The head of a third-party commission probing Tokyo Electric Power Co. (TEPCO)'s handling of the Fukushima nuclear disaster said June 16 that he did not see the company's in-house ban on the term "core meltdown" following the outbreak of the disaster as part of a cover-up.
"I do not perceive that the company intentionally hid it," lawyer Yasuhisa Tanaka said in a news conference on June 16. "We have not deemed that there was a cover-up."
However, the commission questioned only about 60 TEPCO employees, and its report in many parts echoed the claims TEPCO had made, underscoring the limits of a probe within the company.
It was Niigata Gov. Hirohiko Izumida who grilled TEPCO over its delay in acknowledging that there had been meltdowns at the Fukushima No. 1 Nuclear Power Plant. Niigata Prefecture houses the Kashiwazaki-Kariwa Nuclear Power Plant operated by TEPCO, and debate continues over the possibility of bringing the plant's reactors back online. The Niigata Prefectural Government formed its own technical committee and sought an explanation from TEPCO. During this process, it emerged in February this year that there existed a manual at TEPCO providing standards for determining whether there had been a core meltdown. Instructions from then TEPCO President Masataka Shimizu to avoid using the term "core meltdown" also came to light.

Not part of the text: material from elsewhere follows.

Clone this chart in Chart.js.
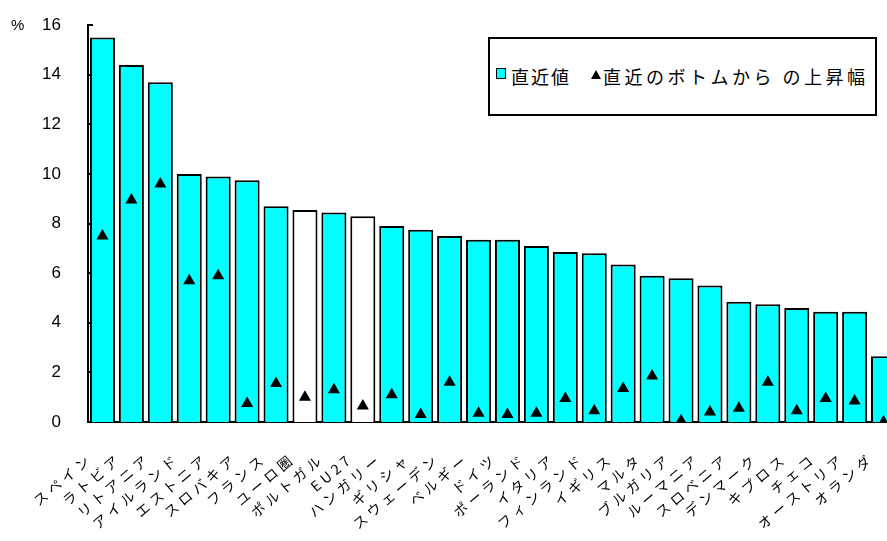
<!DOCTYPE html>
<html lang="ja">
<head>
<meta charset="utf-8">
<title>失業率の直近値と直近のボトムからの上昇幅</title>
<script src="https://cdn.jsdelivr.net/npm/chart.js@4.4.1/dist/chart.umd.min.js"></script>
<style>
  html, body { margin: 0; padding: 0; background: #fff; }
  #wrap { position: relative; width: 887px; height: 541px; overflow: hidden; background: #fff; }
  #chart { position: absolute; left: 0; top: -12px; }
  #unit { position: absolute; left: 11px; top: 16px; font: 15px "Liberation Sans", Arial, sans-serif; color: #000; }
  #legend { position: absolute; left: 488px; top: 37px; width: 385px; height: 75px; border: 2px solid #000; background: #fff; }
  .lg-text { position: absolute; top: 25px; font: 18px "Noto Sans CJK JP", sans-serif; letter-spacing: 2px; line-height: 24px; color: #000; white-space: nowrap; }
  .lg-box { position: absolute; left: 6px; top: 29px; width: 8px; height: 9px; background: #00ffff; border: 1px solid #000; }
  .lg-tri { position: absolute; left: 101px; top: 31px; width: 0; height: 0; border-left: 5px solid transparent; border-right: 5px solid transparent; border-bottom: 9px solid #000; }
</style>
</head>
<body>
<div id="wrap">
  <canvas id="chart" width="905" height="553"></canvas>
  <div id="unit">%</div>
  <div id="legend">
    <div class="lg-box"></div>
    <div class="lg-text" style="left:21px">直近値</div>
    <div class="lg-tri"></div>
    <div class="lg-text" style="left:113px; letter-spacing:3.5px">直近のボトムから の上昇幅</div>
  </div>
</div>
<script>
// 国・地域名（直近値の高い順）
const categories = [
  'スペイン', 'ラトビア', 'リトアニア', 'アイルランド', 'エストニア', 'スロバキア', 'フランス',
  'ユーロ圏', 'ポルトガル', 'EU27', 'ハンガリー', 'ギリシャ', 'スウェーデン', 'ベルギー',
  'ドイツ', 'ポーランド', 'イタリア', 'フィンランド', 'イギリス', 'マルタ', 'ブルガリア',
  'ルーマニア', 'スロベニア', 'デンマーク', 'キプロス', 'チェコ', 'オーストリア', 'オランダ'
];

// 直近値（%）
const latestValues = [
  15.5, 14.4, 13.7, 10.0, 9.9, 9.75, 8.7,
  8.55, 8.45, 8.3, 7.9, 7.75, 7.5, 7.35,
  7.35, 7.1, 6.85, 6.8, 6.35, 5.9, 5.8,
  5.5, 4.85, 4.75, 4.6, 4.45, 4.45, 2.65
];

// 直近のボトムからの上昇幅（%ポイント）
const riseFromBottom = [
  7.5, 8.95, 9.6, 5.7, 5.9, 0.75, 1.55,
  1.0, 1.3, 0.65, 1.1, 0.3, 1.6, 0.35,
  0.3, 0.35, 0.95, 0.45, 1.35, 1.85, 0.05,
  0.4, 0.55, 1.6, 0.45, 0.95, 0.85, 0.0
];

// 地域集計（白抜きで表示）
const aggregates = ['ユーロ圏', 'EU27'];

// 縦軸目盛り
const yTicks = [0, 2, 4, 6, 8, 10, 12, 14, 16];

const barColors = categories.map(c => aggregates.includes(c) ? '#ffffff' : '#00ffff');

// 縦軸の目盛り線を内側に描く
const innerTicks = {
  id: 'innerTicks',
  beforeDatasetsDraw(chart) {
    const y = chart.scales.y;
    const ctx = chart.ctx;
    const left = chart.chartArea.left;
    ctx.save();
    ctx.strokeStyle = '#000';
    ctx.lineWidth = 2;
    yTicks.forEach(v => {
      const py = Math.round(y.getPixelForValue(v));
      ctx.beginPath();
      ctx.moveTo(left, py);
      ctx.lineTo(left + 5, py);
      ctx.stroke();
    });
    ctx.restore();
  }
};

// 横軸ラベルの字間を広げる
const spacedLabels = {
  id: 'spacedLabels',
  beforeDraw(chart) {
    const s = chart.scales.x;
    if (s.__spaced) return;
    const orig = s.drawLabels.bind(s);
    s.drawLabels = function (area) {
      const c = this.ctx;
      const prev = c.letterSpacing;
      c.letterSpacing = '4px';
      orig(area);
      c.letterSpacing = prev;
    };
    s.__spaced = true;
  }
};

new Chart(document.getElementById('chart'), {
  type: 'bar',
  data: {
    labels: categories,
    datasets: [
      {
        type: 'line',
        label: '直近のボトムからの上昇幅',
        data: riseFromBottom,
        showLine: false,
        pointStyle: 'triangle',
        pointRadius: 7,
        pointBackgroundColor: '#000',
        pointBorderColor: '#000',
        pointBorderWidth: 0,
        order: 0
      },
      {
        type: 'bar',
        label: '直近値',
        data: latestValues,
        backgroundColor: barColors,
        borderColor: '#000',
        borderWidth: 2,
        barPercentage: 0.865,
        categoryPercentage: 1.0,
        order: 1
      }
    ]
  },
  options: {
    responsive: false,
    animation: false,
    devicePixelRatio: 1,
    layout: { padding: { top: 13, left: 0, right: 0, bottom: 0 } },
    plugins: {
      legend: { display: false },
      tooltip: { enabled: false }
    },
    scales: {
      x: {
        offset: true,
        grid: { display: false, drawTicks: false },
        border: { display: true, color: '#000', width: 2 },
        ticks: {
          autoSkip: false,
          minRotation: 40,
          maxRotation: 40,
          padding: 28,
          labelOffset: -12,
          color: '#000',
          font: { family: '"Noto Sans CJK JP", sans-serif', size: 14 }
        },
        afterFit(scale) {
          scale.height = 119;
          scale.paddingLeft = 0;
          scale.paddingRight = 0;
        }
      },
      y: {
        min: 0,
        max: 16,
        afterBuildTicks(scale) { scale.ticks = yTicks.map(v => ({ value: v })); },
        grid: { display: false, drawTicks: false },
        border: { display: true, color: '#000', width: 2 },
        ticks: {
          padding: 27,
          color: '#000',
          font: { family: '"Liberation Sans", Arial, sans-serif', size: 17 }
        },
        afterFit(scale) { scale.width = 88; }
      }
    }
  },
  plugins: [innerTicks, spacedLabels]
});
</script>
</body>
</html>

Questions earlier arose over whether TEPCO intentionally hid the manual. The third-party panel's report stated that TEPCO employees responding to the Niigata Prefecture technical committee didn't realize that the manual contained standards for ascertaining a core meltdown, while employees who knew about it didn't know that this was an issue for the technical committee. The report said TEPCO's response was imprecise and insufficient, but judged it could not be accepted that the way TEPCO acted was intentional or deliberate.
In the June 16 news conference, Tanaka repeated statements siding with TEPCO, saying, "If (TEPCO's) report documents had stated that there had been a core meltdown, we may have ended up all over the place."
The third-party panel investigated whether there had been any pressure from the prime minister's office regarding TEPCO's avoidance of the term "core meltdown," but questioned only TEPCO employees and did not approach any official from the administration of then Prime Minister Naoto Kan or the now-defunct Nuclear and Industrial Safety Agency.
"As opposed to Diet investigation committees, there was no binding force and we could only question people voluntarily," Tanaka said.
The third-party commission was formed by three lawyers including former public prosecutor Zenzo Sasaki, who recently investigated a money scandal involving Tokyo Gov. Yoichi Masuzoe.
Niigata University professor emeritus Masaaki Tateishi, a member of the technical committee of the Niigata Prefectural Government, said of the report, "I felt that it merely went along the lines of TEPCO's explanations to date, other than clarifying the responsibility of Mr. Shimizu. I wanted it to go deeper into the predisposition of TEPCO."